Uma eleição como essa, então, é uma resposta à insegurança que essas sociedades vivem hoje?
A coisa mais importante para analisar a situação é a taxa baixa de crescimento. A crise pós-financeira diminuiu a projeção de crescimento mundial, o que sacrificou as classes médias. Em segundo lugar, o livre comércio e a globalização deixaram muitas pessoas para trás. Os líderes ocidentais são notavelmente antipáticos e apáticos sobre esse problema da desigualdade. Além disso, haverá mais inserção da automação e da inteligência artificial na economia em breve, o que deixará mais gente para trás. Uma última questão é o terrorismo. O Estado Islâmico, principalmente, conseguiu deixar as populações ocidentais assustadas. Aí, as pessoas olham para homens fortes. Para os Trumps ou Marine Le Pen. Não para Obama ou Hillary Clinton. A força deles é a razão, enquanto as pessoas não estão procurando razão. Estão com raiva e assustados: querem contra-atacar.

O sistema de freios e contrapesos pode minar as promessas mais agressivas de Trump?
Na verdade, não. O sistema de freios e contrapesos funciona muito melhor em políticas domésticas. Em política externa, não é preciso legislação. O presidente tem grandes poderes. Se ele não precisar de uma liberação de financiamento do Congresso, pode fazer praticamente o que quiser. Ele pode fugir do acordo nuclear do Irã, por exemplo. Não creio que o fará, mas é uma real ameaça ao acordo. Minha impressão é de que ele pode suspender acordos de livre comércio. Há muito dano que ele pode fazer por si mesmo. Não temos um sistema de pesos e contrapesos robusto o suficiente.

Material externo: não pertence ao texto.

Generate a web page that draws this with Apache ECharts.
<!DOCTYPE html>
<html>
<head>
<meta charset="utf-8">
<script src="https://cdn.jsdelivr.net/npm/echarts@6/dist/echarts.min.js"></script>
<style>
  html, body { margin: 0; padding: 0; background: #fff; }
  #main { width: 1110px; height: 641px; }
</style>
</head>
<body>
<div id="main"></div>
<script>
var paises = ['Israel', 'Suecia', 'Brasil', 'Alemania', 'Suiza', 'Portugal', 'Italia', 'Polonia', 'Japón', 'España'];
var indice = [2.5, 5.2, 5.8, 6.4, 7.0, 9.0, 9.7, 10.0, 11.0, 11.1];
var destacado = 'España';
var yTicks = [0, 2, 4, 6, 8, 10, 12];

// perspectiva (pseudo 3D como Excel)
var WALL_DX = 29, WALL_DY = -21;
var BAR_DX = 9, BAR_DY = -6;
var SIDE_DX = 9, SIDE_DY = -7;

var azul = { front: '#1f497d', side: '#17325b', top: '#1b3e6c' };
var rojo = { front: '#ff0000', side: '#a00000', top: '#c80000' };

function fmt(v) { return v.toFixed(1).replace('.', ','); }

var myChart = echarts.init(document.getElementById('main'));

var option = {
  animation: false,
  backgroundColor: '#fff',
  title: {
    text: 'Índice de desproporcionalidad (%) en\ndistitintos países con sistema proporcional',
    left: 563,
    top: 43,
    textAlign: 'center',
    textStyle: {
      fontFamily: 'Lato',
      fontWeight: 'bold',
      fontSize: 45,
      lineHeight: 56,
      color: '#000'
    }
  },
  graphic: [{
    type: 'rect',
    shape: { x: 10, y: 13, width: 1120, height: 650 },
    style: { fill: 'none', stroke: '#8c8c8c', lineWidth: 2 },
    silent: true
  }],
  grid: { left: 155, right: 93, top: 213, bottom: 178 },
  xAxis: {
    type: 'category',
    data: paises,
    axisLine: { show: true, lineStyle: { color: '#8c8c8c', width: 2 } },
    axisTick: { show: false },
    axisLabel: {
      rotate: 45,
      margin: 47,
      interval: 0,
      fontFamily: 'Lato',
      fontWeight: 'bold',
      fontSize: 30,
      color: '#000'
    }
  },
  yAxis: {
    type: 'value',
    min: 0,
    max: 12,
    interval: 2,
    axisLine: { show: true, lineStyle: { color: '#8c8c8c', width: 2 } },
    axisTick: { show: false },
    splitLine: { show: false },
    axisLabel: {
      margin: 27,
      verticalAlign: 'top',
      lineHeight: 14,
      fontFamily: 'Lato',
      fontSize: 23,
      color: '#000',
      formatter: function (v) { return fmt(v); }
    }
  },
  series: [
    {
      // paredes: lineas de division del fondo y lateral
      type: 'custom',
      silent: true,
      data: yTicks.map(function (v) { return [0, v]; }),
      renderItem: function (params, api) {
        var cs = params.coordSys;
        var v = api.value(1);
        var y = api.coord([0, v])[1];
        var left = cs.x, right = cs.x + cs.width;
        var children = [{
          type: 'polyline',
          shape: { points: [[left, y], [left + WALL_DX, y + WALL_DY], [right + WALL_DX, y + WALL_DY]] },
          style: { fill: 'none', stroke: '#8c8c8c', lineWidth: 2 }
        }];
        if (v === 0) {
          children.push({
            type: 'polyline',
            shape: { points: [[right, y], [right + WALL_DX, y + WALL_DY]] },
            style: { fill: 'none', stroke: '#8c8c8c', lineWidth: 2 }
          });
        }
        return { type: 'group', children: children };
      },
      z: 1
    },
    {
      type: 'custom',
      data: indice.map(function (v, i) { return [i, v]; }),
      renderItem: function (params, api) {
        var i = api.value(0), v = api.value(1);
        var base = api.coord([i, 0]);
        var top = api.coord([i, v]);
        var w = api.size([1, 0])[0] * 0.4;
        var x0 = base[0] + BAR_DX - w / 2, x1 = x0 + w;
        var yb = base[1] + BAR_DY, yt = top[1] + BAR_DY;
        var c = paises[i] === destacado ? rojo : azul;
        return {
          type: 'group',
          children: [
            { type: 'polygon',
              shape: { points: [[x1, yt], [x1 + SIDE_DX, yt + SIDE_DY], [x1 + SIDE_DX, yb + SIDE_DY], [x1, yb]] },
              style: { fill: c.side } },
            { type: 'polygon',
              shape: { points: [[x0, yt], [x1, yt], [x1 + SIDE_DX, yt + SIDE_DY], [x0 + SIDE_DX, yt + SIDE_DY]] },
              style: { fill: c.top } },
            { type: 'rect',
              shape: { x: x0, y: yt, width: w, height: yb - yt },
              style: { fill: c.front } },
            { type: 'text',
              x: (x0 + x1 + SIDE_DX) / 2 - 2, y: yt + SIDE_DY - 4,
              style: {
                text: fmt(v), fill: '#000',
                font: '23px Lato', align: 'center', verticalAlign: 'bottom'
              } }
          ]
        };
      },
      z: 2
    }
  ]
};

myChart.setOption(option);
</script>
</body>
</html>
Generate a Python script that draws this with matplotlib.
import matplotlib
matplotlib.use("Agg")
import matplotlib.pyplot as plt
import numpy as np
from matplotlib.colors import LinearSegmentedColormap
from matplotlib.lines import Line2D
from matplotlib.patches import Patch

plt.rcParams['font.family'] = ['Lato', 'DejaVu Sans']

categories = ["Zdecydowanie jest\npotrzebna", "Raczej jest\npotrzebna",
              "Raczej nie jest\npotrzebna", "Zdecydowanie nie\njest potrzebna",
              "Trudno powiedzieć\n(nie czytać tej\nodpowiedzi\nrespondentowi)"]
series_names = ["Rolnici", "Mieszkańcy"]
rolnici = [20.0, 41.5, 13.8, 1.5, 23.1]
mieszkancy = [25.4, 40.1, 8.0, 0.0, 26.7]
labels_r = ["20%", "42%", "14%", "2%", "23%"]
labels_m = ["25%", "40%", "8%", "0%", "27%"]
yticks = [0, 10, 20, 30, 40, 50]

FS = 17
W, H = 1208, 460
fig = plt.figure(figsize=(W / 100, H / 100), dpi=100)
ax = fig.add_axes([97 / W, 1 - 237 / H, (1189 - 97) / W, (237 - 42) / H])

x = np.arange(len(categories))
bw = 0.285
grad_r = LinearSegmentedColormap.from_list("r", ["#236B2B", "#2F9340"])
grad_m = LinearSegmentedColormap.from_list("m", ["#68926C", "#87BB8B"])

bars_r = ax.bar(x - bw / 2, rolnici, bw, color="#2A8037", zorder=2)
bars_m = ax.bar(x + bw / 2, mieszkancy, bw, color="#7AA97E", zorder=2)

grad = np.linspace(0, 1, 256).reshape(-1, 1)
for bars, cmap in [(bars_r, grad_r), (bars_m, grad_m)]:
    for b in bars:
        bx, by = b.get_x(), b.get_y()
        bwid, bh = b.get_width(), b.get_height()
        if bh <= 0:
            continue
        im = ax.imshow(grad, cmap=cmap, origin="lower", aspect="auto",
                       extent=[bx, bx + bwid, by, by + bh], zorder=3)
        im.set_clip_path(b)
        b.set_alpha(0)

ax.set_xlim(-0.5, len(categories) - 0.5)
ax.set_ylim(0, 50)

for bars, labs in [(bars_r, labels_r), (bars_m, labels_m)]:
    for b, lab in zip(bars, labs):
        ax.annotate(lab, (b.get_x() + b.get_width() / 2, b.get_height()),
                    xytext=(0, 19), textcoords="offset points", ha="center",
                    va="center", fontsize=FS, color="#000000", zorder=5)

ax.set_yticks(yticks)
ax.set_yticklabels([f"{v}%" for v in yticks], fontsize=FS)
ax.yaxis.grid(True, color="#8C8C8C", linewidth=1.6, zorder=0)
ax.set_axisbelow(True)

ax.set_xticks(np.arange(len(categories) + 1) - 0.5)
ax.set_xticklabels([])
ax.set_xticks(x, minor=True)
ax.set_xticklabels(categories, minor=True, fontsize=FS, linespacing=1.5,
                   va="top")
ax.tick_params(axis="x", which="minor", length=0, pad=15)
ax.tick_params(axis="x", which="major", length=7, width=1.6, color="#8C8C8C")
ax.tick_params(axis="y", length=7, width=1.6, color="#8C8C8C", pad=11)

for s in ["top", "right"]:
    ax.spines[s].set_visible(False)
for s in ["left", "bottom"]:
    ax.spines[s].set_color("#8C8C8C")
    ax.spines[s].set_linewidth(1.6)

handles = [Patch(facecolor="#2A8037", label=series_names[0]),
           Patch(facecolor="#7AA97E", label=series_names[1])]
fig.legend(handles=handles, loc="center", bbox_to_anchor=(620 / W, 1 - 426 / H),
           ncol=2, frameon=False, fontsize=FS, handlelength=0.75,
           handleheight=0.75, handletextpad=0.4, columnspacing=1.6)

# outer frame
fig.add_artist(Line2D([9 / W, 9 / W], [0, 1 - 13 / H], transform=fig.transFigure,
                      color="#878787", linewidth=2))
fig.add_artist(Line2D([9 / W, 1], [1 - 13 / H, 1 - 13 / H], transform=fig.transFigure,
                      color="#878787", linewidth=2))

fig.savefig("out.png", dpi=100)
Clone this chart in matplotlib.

Qual o pior o cenário com Trump?
Não sei quem Trump é – e não vou ficar histérico. A essa altura, a maior ameaça é a perda de liderança dos Estados Unidos, o declínio rápido do sistema de segurança americano e a ordem global de comércio. Isso levaria a um caos geopolítico e nos mercados. Se realmente levarmos a cabo o programa “America First” e os bens públicos forem providos pelos EUA e ninguém mais, podemos acabar em um mundo manco, com cada nação olhando somente para si. Isso seria voltar aos anos 1940.

Os EUA parecem divididos. A exposição global do país pode influenciar essa divisão em todo o mundo?
Todo país de democracia liberal do Ocidente tem problemas similares. Precisamos que as elites acordem de seu sono. O desafio é encontrar políticas públicas para retroceder a política do ódio, dos deixados para trás. Temos de restaurar os ideais democráticos liberais da sociedade. Essa é a chave.